Task brief: Extract the text of each entry below exactly, leaving every image behind.

Records with drawing code:
----------
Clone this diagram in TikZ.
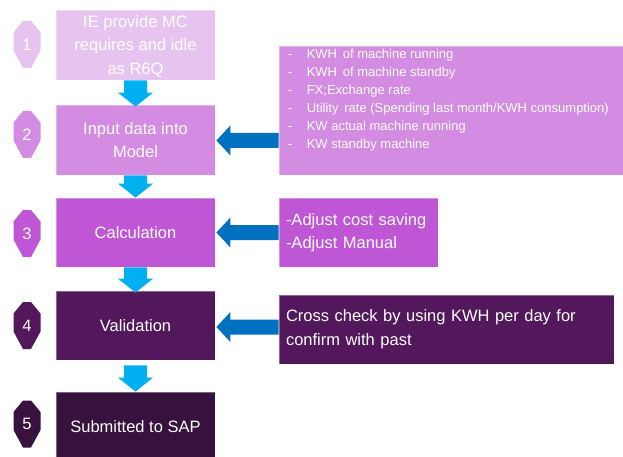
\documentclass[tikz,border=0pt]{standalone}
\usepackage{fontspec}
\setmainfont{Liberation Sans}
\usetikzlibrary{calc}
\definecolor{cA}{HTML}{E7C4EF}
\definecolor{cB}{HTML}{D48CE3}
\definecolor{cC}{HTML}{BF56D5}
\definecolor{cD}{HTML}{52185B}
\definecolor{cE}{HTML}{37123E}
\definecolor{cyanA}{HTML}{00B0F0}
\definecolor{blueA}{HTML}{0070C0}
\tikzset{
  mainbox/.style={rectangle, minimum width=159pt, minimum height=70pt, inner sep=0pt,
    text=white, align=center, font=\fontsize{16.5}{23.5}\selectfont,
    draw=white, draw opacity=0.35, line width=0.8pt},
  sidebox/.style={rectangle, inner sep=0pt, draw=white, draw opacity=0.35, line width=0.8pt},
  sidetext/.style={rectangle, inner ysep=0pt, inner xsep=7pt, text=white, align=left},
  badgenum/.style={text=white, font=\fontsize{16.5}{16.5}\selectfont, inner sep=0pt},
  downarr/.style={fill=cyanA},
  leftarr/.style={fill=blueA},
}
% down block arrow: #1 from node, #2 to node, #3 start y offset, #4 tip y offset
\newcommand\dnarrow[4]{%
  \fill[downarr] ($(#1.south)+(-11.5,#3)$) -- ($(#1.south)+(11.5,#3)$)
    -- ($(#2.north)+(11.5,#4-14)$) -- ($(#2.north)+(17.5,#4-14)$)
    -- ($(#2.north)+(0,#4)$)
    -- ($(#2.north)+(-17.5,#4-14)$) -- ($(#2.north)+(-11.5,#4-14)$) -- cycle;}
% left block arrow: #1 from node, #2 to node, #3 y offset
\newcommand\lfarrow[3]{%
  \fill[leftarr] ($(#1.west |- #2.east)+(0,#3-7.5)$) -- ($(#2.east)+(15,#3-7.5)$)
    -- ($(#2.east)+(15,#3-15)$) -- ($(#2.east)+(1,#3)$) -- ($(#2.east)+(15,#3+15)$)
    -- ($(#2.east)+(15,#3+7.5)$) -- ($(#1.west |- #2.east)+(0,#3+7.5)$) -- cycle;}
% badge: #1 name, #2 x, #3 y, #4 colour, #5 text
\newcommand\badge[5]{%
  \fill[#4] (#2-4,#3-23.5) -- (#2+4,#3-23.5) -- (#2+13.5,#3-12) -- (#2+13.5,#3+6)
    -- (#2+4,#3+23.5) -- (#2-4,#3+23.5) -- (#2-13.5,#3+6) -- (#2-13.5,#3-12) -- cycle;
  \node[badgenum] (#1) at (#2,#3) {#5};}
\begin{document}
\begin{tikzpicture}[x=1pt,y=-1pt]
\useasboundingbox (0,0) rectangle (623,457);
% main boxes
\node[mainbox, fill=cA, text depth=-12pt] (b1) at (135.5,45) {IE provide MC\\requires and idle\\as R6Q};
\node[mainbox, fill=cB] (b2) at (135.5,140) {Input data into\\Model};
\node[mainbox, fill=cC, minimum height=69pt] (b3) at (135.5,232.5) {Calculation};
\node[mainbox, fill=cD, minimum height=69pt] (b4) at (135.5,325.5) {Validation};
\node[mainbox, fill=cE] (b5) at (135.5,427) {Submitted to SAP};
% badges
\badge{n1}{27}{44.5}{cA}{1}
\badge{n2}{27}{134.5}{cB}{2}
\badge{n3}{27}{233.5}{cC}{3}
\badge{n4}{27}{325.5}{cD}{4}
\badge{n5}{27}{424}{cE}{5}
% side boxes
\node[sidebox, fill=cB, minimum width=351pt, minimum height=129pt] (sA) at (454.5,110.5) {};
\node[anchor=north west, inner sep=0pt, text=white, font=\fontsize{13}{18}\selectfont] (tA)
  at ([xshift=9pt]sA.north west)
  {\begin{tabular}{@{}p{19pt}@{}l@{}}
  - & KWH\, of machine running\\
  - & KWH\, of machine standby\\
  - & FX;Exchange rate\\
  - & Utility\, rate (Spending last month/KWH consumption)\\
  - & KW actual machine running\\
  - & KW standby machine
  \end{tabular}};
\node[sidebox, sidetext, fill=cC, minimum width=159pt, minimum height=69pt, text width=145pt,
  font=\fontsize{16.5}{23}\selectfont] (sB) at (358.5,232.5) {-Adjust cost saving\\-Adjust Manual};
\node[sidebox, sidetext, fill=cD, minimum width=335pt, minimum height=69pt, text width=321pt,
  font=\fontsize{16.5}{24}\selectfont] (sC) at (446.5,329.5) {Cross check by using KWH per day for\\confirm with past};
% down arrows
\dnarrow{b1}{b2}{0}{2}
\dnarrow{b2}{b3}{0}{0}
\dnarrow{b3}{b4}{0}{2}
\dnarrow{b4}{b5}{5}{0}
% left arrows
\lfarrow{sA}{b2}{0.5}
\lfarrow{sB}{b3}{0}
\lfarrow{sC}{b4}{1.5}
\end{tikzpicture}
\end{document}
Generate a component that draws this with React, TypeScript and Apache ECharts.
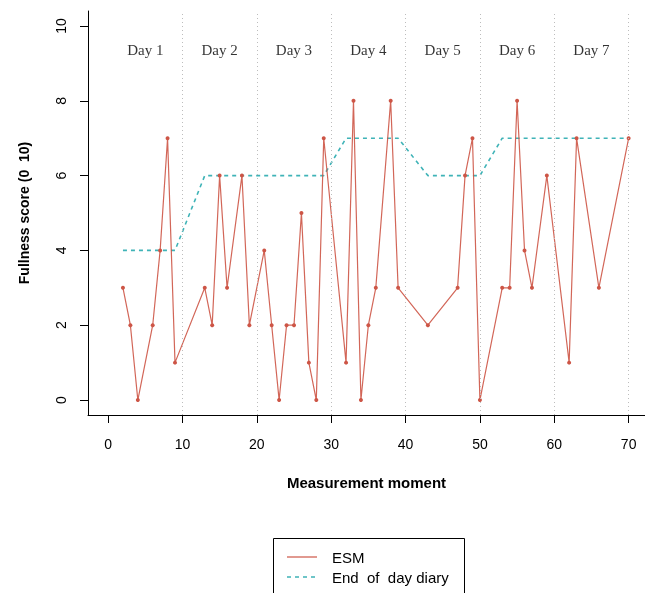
----------
Result for this exercise:
Clone this diagram in TikZ.
\documentclass[tikz,border=0pt]{standalone}
\usepackage{fontspec}
\setmainfont{Liberation Sans}
\usetikzlibrary{calc}
\definecolor{cA}{HTML}{E7C4EF}
\definecolor{cB}{HTML}{D48CE3}
\definecolor{cC}{HTML}{BF56D5}
\definecolor{cD}{HTML}{52185B}
\definecolor{cE}{HTML}{37123E}
\definecolor{cyanA}{HTML}{00B0F0}
\definecolor{blueA}{HTML}{0070C0}
\tikzset{
  mainbox/.style={rectangle, minimum width=159pt, minimum height=70pt, inner sep=0pt,
    text=white, align=center, font=\fontsize{16.5}{23.5}\selectfont,
    draw=white, draw opacity=0.35, line width=0.8pt},
  sidebox/.style={rectangle, inner sep=0pt, draw=white, draw opacity=0.35, line width=0.8pt},
  sidetext/.style={rectangle, inner ysep=0pt, inner xsep=7pt, text=white, align=left},
  badgenum/.style={text=white, font=\fontsize{16.5}{16.5}\selectfont, inner sep=0pt},
  downarr/.style={fill=cyanA},
  leftarr/.style={fill=blueA},
}
% down block arrow: #1 from node, #2 to node, #3 start y offset, #4 tip y offset
\newcommand\dnarrow[4]{%
  \fill[downarr] ($(#1.south)+(-11.5,#3)$) -- ($(#1.south)+(11.5,#3)$)
    -- ($(#2.north)+(11.5,#4-14)$) -- ($(#2.north)+(17.5,#4-14)$)
    -- ($(#2.north)+(0,#4)$)
    -- ($(#2.north)+(-17.5,#4-14)$) -- ($(#2.north)+(-11.5,#4-14)$) -- cycle;}
% left block arrow: #1 from node, #2 to node, #3 y offset
\newcommand\lfarrow[3]{%
  \fill[leftarr] ($(#1.west |- #2.east)+(0,#3-7.5)$) -- ($(#2.east)+(15,#3-7.5)$)
    -- ($(#2.east)+(15,#3-15)$) -- ($(#2.east)+(1,#3)$) -- ($(#2.east)+(15,#3+15)$)
    -- ($(#2.east)+(15,#3+7.5)$) -- ($(#1.west |- #2.east)+(0,#3+7.5)$) -- cycle;}
% badge: #1 name, #2 x, #3 y, #4 colour, #5 text
\newcommand\badge[5]{%
  \fill[#4] (#2-4,#3-23.5) -- (#2+4,#3-23.5) -- (#2+13.5,#3-12) -- (#2+13.5,#3+6)
    -- (#2+4,#3+23.5) -- (#2-4,#3+23.5) -- (#2-13.5,#3+6) -- (#2-13.5,#3-12) -- cycle;
  \node[badgenum] (#1) at (#2,#3) {#5};}
\begin{document}
\begin{tikzpicture}[x=1pt,y=-1pt]
\useasboundingbox (0,0) rectangle (623,457);
% main boxes
\node[mainbox, fill=cA, text depth=-12pt] (b1) at (135.5,45) {IE provide MC\\requires and idle\\as R6Q};
\node[mainbox, fill=cB] (b2) at (135.5,140) {Input data into\\Model};
\node[mainbox, fill=cC, minimum height=69pt] (b3) at (135.5,232.5) {Calculation};
\node[mainbox, fill=cD, minimum height=69pt] (b4) at (135.5,325.5) {Validation};
\node[mainbox, fill=cE] (b5) at (135.5,427) {Submitted to SAP};
% badges
\badge{n1}{27}{44.5}{cA}{1}
\badge{n2}{27}{134.5}{cB}{2}
\badge{n3}{27}{233.5}{cC}{3}
\badge{n4}{27}{325.5}{cD}{4}
\badge{n5}{27}{424}{cE}{5}
% side boxes
\node[sidebox, fill=cB, minimum width=351pt, minimum height=129pt] (sA) at (454.5,110.5) {};
\node[anchor=north west, inner sep=0pt, text=white, font=\fontsize{13}{18}\selectfont] (tA)
  at ([xshift=9pt]sA.north west)
  {\begin{tabular}{@{}p{19pt}@{}l@{}}
  - & KWH\, of machine running\\
  - & KWH\, of machine standby\\
  - & FX;Exchange rate\\
  - & Utility\, rate (Spending last month/KWH consumption)\\
  - & KW actual machine running\\
  - & KW standby machine
  \end{tabular}};
\node[sidebox, sidetext, fill=cC, minimum width=159pt, minimum height=69pt, text width=145pt,
  font=\fontsize{16.5}{23}\selectfont] (sB) at (358.5,232.5) {-Adjust cost saving\\-Adjust Manual};
\node[sidebox, sidetext, fill=cD, minimum width=335pt, minimum height=69pt, text width=321pt,
  font=\fontsize{16.5}{24}\selectfont] (sC) at (446.5,329.5) {Cross check by using KWH per day for\\confirm with past};
% down arrows
\dnarrow{b1}{b2}{0}{2}
\dnarrow{b2}{b3}{0}{0}
\dnarrow{b3}{b4}{0}{2}
\dnarrow{b4}{b5}{5}{0}
% left arrows
\lfarrow{sA}{b2}{0.5}
\lfarrow{sB}{b3}{0}
\lfarrow{sC}{b4}{1.5}
\end{tikzpicture}
\end{document}
Generate a component that draws this with React, TypeScript and Apache ECharts.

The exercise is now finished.